• WHAT IS REQUIRED: Restate each of the lines below word for word and drop every picture.

• DATA SECTION:

^^^^^^^^

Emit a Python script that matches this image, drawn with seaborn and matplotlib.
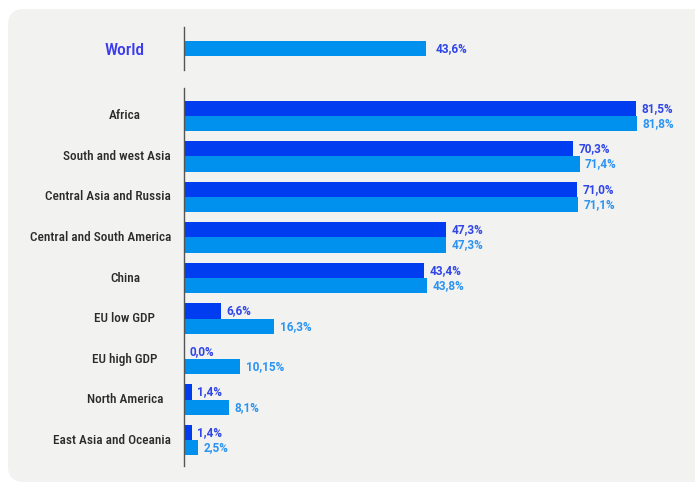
import matplotlib
matplotlib.use("Agg")
import matplotlib.pyplot as plt
from matplotlib.patches import FancyBboxPatch
from matplotlib import transforms, font_manager
import seaborn as sns
import pandas as pd

regions = ["Africa", "South and west Asia", "Central Asia and Russia",
           "Central and South America", "China", "EU low GDP", "EU high GDP",
           "North America", "East Asia and Oceania"]
series_a = [81.5, 70.3, 71.0, 47.3, 43.4, 6.6, 0.0, 1.4, 1.4]
series_b = [81.8, 71.4, 71.1, 47.3, 43.8, 16.3, 10.15, 8.1, 2.5]
series_names = ["Series A", "Series B"]
world_label = ["World"]
world_value = [43.6]

DARK = "#003CF0"
LIGHT = "#0091EE"
DARK_TXT = "#2F45E8"
LIGHT_TXT = "#2B93F2"
LABEL_TXT = "#2b2b2b"
NUMF = ["Roboto", "DejaVu Sans"]


def find_condensed():
    prefs = ["Liberation Sans Narrow", "Roboto Condensed", "DejaVu Sans Condensed",
             "Open Sans Condensed", "Noto Sans Condensed"]
    entries = font_manager.fontManager.ttflist
    cands = []
    for e in entries:
        fname = e.fname.lower()
        if ("narrow" in fname or "condensed" in fname) and "italic" not in fname \
                and "oblique" not in fname:
            cands.append(e)

    def norm(s):
        return s.lower().replace("-", "").replace("_", "").replace(" ", "")

    for p in prefs:
        key = norm(p)
        fam = [e for e in cands if key in norm(e.fname)]
        if not fam:
            continue
        for tag in ("medium", "semibold"):
            for e in fam:
                if tag in norm(e.fname):
                    return font_manager.FontProperties(fname=e.fname), True
        for e in fam:
            if "bold" not in norm(e.fname) and "light" not in norm(e.fname) \
                    and "thin" not in norm(e.fname) and "black" not in norm(e.fname):
                return font_manager.FontProperties(fname=e.fname), True
    for e in cands:
        if "bold" not in e.fname.lower():
            return font_manager.FontProperties(fname=e.fname), True
    return font_manager.FontProperties(family="DejaVu Sans"), False


cond_fp, is_cond = find_condensed()


def fmt(v):
    s = f"{v:.2f}"
    if s.endswith("0"):
        s = s[:-1]
    return s.replace(".", ",") + "%"


df = pd.DataFrame({
    "region": regions * 2,
    "series": [series_names[0]] * len(regions) + [series_names[1]] * len(regions),
    "value": series_a + series_b,
})
wdf = pd.DataFrame({"region": world_label, "value": world_value})

sns.set_theme(style="white")
W, H = 695, 483
fig = plt.figure(figsize=(W / 100, H / 100), dpi=100, facecolor="white")

panel = FancyBboxPatch((8 / 100, 1 / 100), 7.5, (H - 10) / 100,
                       boxstyle="round,pad=0,rounding_size=0.16",
                       transform=fig.dpi_scale_trans, facecolor="#F2F2F0",
                       edgecolor="none", zorder=-10)
fig.patches.append(panel)

left = 184 / W
xmax = 90
width = xmax * 5.54 / W

ax_w = fig.add_axes([left, 1 - 70 / H, width, 43 / H])
ax = fig.add_axes([left, 1 - 466 / H, width, (466 - 88) / H])
for a in (ax, ax_w):
    a.set_facecolor("none")
    a.set_zorder(5)

sns.barplot(data=wdf, x="value", y="region", color=LIGHT, width=0.35,
            ax=ax_w, saturation=1, linewidth=0)
sns.barplot(data=df, x="value", y="region", hue="series",
            palette=[DARK, LIGHT], width=0.75, ax=ax, saturation=1,
            legend=False, linewidth=0)

for a in (ax, ax_w):
    a.set_xlim(0, xmax)
    a.set_xlabel("")
    a.set_ylabel("")
    a.set_xticks([])
    for s in ("top", "right", "bottom"):
        a.spines[s].set_visible(False)
    a.spines["left"].set_color("#555555")
    a.spines["left"].set_linewidth(1.0)
    a.tick_params(left=False, labelleft=False)

ax.set_ylim(8.64, -0.69)
ax_w.set_ylim(0.5, -0.5)

lab_size = 9.5 if is_cond else 8.0
world_size = 12.5 if is_cond else 10.5

# category labels: centred in the label column, kept clear of the axis line
renderer = fig.canvas.get_renderer()
ax_px = ax.get_window_extent().x0
centre_px = 125
right_limit_px = 171
for i, r in enumerate(regions):
    t = ax.text(0, i, r, ha="center", va="center",
                fontproperties=cond_fp, fontsize=lab_size, color=LABEL_TXT)
    w = t.get_window_extent(renderer).width
    cx = min(centre_px, right_limit_px - w / 2)
    off = transforms.ScaledTranslation((cx - ax_px) / fig.dpi, 0, fig.dpi_scale_trans)
    t.set_transform(transforms.blended_transform_factory(ax.transAxes, ax.transData) + off)

trw = transforms.blended_transform_factory(ax_w.transAxes, ax_w.transData)
ax_w.text(-0.12, 0.05, world_label[0], transform=trw, ha="center", va="center",
          fontproperties=cond_fp, fontsize=world_size, color="#3B3BEF")

cont = ax.containers
ax.bar_label(cont[0], labels=[fmt(v) for v in series_a], padding=4,
             fontsize=8.5, fontweight="bold", color=DARK_TXT, family=NUMF)
ax.bar_label(cont[1], labels=[fmt(v) for v in series_b], padding=4,
             fontsize=8.5, fontweight="bold", color=LIGHT_TXT, family=NUMF)
ax_w.bar_label(ax_w.containers[0], labels=[fmt(v) for v in world_value],
               padding=7, fontsize=8.5, fontweight="bold", color=DARK_TXT,
               family=NUMF)

fig.savefig("out.png", dpi=100, facecolor="white")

^^^^^^^^

• ANSWER:
Emit a Python script that matches this image, drawn with seaborn and matplotlib.
import matplotlib
matplotlib.use("Agg")
import matplotlib.pyplot as plt
from matplotlib.patches import FancyBboxPatch
from matplotlib import transforms, font_manager
import seaborn as sns
import pandas as pd

regions = ["Africa", "South and west Asia", "Central Asia and Russia",
           "Central and South America", "China", "EU low GDP", "EU high GDP",
           "North America", "East Asia and Oceania"]
series_a = [81.5, 70.3, 71.0, 47.3, 43.4, 6.6, 0.0, 1.4, 1.4]
series_b = [81.8, 71.4, 71.1, 47.3, 43.8, 16.3, 10.15, 8.1, 2.5]
series_names = ["Series A", "Series B"]
world_label = ["World"]
world_value = [43.6]

DARK = "#003CF0"
LIGHT = "#0091EE"
DARK_TXT = "#2F45E8"
LIGHT_TXT = "#2B93F2"
LABEL_TXT = "#2b2b2b"
NUMF = ["Roboto", "DejaVu Sans"]


def find_condensed():
    prefs = ["Liberation Sans Narrow", "Roboto Condensed", "DejaVu Sans Condensed",
             "Open Sans Condensed", "Noto Sans Condensed"]
    entries = font_manager.fontManager.ttflist
    cands = []
    for e in entries:
        fname = e.fname.lower()
        if ("narrow" in fname or "condensed" in fname) and "italic" not in fname \
                and "oblique" not in fname:
            cands.append(e)

    def norm(s):
        return s.lower().replace("-", "").replace("_", "").replace(" ", "")

    for p in prefs:
        key = norm(p)
        fam = [e for e in cands if key in norm(e.fname)]
        if not fam:
            continue
        for tag in ("medium", "semibold"):
            for e in fam:
                if tag in norm(e.fname):
                    return font_manager.FontProperties(fname=e.fname), True
        for e in fam:
            if "bold" not in norm(e.fname) and "light" not in norm(e.fname) \
                    and "thin" not in norm(e.fname) and "black" not in norm(e.fname):
                return font_manager.FontProperties(fname=e.fname), True
    for e in cands:
        if "bold" not in e.fname.lower():
            return font_manager.FontProperties(fname=e.fname), True
    return font_manager.FontProperties(family="DejaVu Sans"), False


cond_fp, is_cond = find_condensed()


def fmt(v):
    s = f"{v:.2f}"
    if s.endswith("0"):
        s = s[:-1]
    return s.replace(".", ",") + "%"


df = pd.DataFrame({
    "region": regions * 2,
    "series": [series_names[0]] * len(regions) + [series_names[1]] * len(regions),
    "value": series_a + series_b,
})
wdf = pd.DataFrame({"region": world_label, "value": world_value})

sns.set_theme(style="white")
W, H = 695, 483
fig = plt.figure(figsize=(W / 100, H / 100), dpi=100, facecolor="white")

panel = FancyBboxPatch((8 / 100, 1 / 100), 7.5, (H - 10) / 100,
                       boxstyle="round,pad=0,rounding_size=0.16",
                       transform=fig.dpi_scale_trans, facecolor="#F2F2F0",
                       edgecolor="none", zorder=-10)
fig.patches.append(panel)

left = 184 / W
xmax = 90
width = xmax * 5.54 / W

ax_w = fig.add_axes([left, 1 - 70 / H, width, 43 / H])
ax = fig.add_axes([left, 1 - 466 / H, width, (466 - 88) / H])
for a in (ax, ax_w):
    a.set_facecolor("none")
    a.set_zorder(5)

sns.barplot(data=wdf, x="value", y="region", color=LIGHT, width=0.35,
            ax=ax_w, saturation=1, linewidth=0)
sns.barplot(data=df, x="value", y="region", hue="series",
            palette=[DARK, LIGHT], width=0.75, ax=ax, saturation=1,
            legend=False, linewidth=0)

for a in (ax, ax_w):
    a.set_xlim(0, xmax)
    a.set_xlabel("")
    a.set_ylabel("")
    a.set_xticks([])
    for s in ("top", "right", "bottom"):
        a.spines[s].set_visible(False)
    a.spines["left"].set_color("#555555")
    a.spines["left"].set_linewidth(1.0)
    a.tick_params(left=False, labelleft=False)

ax.set_ylim(8.64, -0.69)
ax_w.set_ylim(0.5, -0.5)

lab_size = 9.5 if is_cond else 8.0
world_size = 12.5 if is_cond else 10.5

# category labels: centred in the label column, kept clear of the axis line
renderer = fig.canvas.get_renderer()
ax_px = ax.get_window_extent().x0
centre_px = 125
right_limit_px = 171
for i, r in enumerate(regions):
    t = ax.text(0, i, r, ha="center", va="center",
                fontproperties=cond_fp, fontsize=lab_size, color=LABEL_TXT)
    w = t.get_window_extent(renderer).width
    cx = min(centre_px, right_limit_px - w / 2)
    off = transforms.ScaledTranslation((cx - ax_px) / fig.dpi, 0, fig.dpi_scale_trans)
    t.set_transform(transforms.blended_transform_factory(ax.transAxes, ax.transData) + off)

trw = transforms.blended_transform_factory(ax_w.transAxes, ax_w.transData)
ax_w.text(-0.12, 0.05, world_label[0], transform=trw, ha="center", va="center",
          fontproperties=cond_fp, fontsize=world_size, color="#3B3BEF")

cont = ax.containers
ax.bar_label(cont[0], labels=[fmt(v) for v in series_a], padding=4,
             fontsize=8.5, fontweight="bold", color=DARK_TXT, family=NUMF)
ax.bar_label(cont[1], labels=[fmt(v) for v in series_b], padding=4,
             fontsize=8.5, fontweight="bold", color=LIGHT_TXT, family=NUMF)
ax_w.bar_label(ax_w.containers[0], labels=[fmt(v) for v in world_value],
               padding=7, fontsize=8.5, fontweight="bold", color=DARK_TXT,
               family=NUMF)

fig.savefig("out.png", dpi=100, facecolor="white")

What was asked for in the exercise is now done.